Exercise goal:
Your reply should be one number: the count of lines holding the word "this".

---------- Listed records

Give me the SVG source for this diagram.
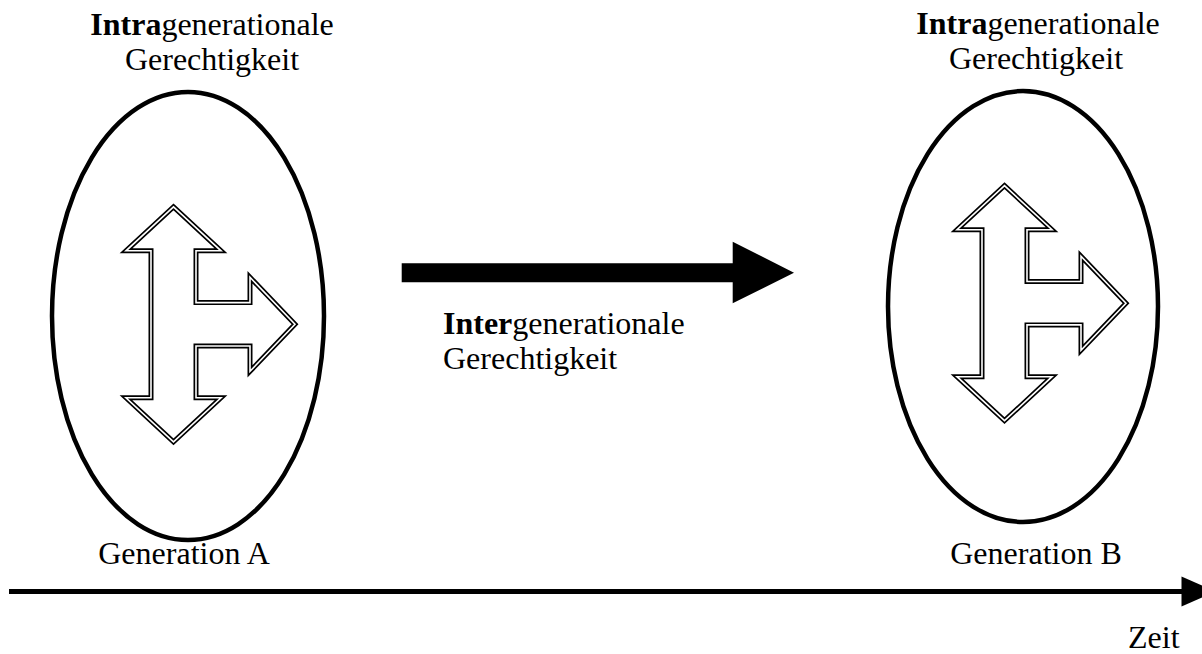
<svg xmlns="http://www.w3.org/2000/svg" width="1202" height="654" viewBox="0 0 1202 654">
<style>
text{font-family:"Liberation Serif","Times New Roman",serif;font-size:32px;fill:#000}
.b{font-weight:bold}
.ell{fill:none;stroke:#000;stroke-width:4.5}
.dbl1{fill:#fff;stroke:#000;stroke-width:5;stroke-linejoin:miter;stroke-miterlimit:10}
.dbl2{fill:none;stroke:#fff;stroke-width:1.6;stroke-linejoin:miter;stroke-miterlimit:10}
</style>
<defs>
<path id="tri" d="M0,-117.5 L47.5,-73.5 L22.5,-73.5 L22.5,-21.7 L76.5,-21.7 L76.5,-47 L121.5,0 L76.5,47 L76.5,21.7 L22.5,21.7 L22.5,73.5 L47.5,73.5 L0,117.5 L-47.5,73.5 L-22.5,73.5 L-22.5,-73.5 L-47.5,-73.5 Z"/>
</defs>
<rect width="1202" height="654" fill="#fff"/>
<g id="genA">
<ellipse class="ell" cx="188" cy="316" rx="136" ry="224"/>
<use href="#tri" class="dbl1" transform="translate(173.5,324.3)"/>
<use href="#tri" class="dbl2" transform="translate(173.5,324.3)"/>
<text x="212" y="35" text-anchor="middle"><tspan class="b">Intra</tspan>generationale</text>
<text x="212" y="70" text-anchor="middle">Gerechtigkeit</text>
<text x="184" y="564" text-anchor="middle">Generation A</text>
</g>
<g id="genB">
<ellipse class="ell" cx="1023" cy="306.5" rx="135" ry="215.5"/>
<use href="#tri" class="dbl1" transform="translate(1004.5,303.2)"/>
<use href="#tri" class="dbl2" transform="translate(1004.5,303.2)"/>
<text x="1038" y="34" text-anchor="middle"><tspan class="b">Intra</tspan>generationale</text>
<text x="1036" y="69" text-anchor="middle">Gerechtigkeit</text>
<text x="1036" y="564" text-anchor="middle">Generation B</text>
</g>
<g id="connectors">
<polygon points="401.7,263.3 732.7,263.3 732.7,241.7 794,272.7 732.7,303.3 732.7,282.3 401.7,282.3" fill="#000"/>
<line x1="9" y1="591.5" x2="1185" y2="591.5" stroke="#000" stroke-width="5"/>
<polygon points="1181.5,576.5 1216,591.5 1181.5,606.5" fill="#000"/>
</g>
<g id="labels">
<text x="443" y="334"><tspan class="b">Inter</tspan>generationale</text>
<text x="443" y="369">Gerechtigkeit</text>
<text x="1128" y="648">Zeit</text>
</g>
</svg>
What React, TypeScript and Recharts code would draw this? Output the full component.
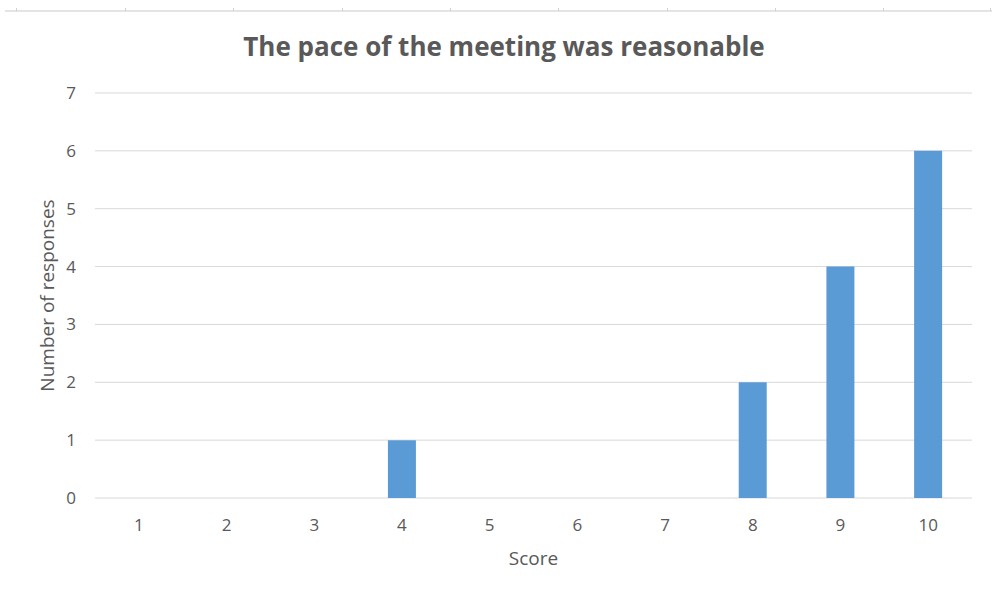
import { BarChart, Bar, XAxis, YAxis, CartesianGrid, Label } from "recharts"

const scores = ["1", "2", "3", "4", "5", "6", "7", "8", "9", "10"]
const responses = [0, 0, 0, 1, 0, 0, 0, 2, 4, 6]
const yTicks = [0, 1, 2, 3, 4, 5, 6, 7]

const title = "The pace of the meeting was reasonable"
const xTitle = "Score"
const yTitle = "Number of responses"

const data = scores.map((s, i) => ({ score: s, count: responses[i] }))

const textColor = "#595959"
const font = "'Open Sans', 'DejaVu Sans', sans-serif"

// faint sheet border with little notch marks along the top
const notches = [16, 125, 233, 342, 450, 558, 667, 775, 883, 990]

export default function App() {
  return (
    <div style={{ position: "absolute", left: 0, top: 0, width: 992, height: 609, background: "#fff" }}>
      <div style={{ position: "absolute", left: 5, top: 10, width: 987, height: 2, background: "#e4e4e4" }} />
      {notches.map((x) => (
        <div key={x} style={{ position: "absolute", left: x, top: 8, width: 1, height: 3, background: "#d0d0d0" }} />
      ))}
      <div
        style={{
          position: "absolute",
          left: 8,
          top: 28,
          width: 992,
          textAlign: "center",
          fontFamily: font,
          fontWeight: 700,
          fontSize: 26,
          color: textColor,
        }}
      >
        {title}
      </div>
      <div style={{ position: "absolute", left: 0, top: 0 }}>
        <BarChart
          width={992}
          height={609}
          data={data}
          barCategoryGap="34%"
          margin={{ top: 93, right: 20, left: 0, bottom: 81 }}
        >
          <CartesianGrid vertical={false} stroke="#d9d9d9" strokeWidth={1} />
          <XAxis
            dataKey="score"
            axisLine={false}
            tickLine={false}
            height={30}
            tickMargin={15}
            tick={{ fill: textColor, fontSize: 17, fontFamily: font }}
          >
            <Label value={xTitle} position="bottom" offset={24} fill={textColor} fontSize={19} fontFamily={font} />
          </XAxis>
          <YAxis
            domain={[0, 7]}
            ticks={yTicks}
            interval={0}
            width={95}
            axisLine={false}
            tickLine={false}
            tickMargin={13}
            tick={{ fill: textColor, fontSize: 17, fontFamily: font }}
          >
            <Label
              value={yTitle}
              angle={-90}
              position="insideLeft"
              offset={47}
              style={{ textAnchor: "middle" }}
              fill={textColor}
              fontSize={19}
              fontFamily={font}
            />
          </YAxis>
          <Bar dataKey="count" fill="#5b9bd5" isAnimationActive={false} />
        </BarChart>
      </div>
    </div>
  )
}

--------------------

The answer:
2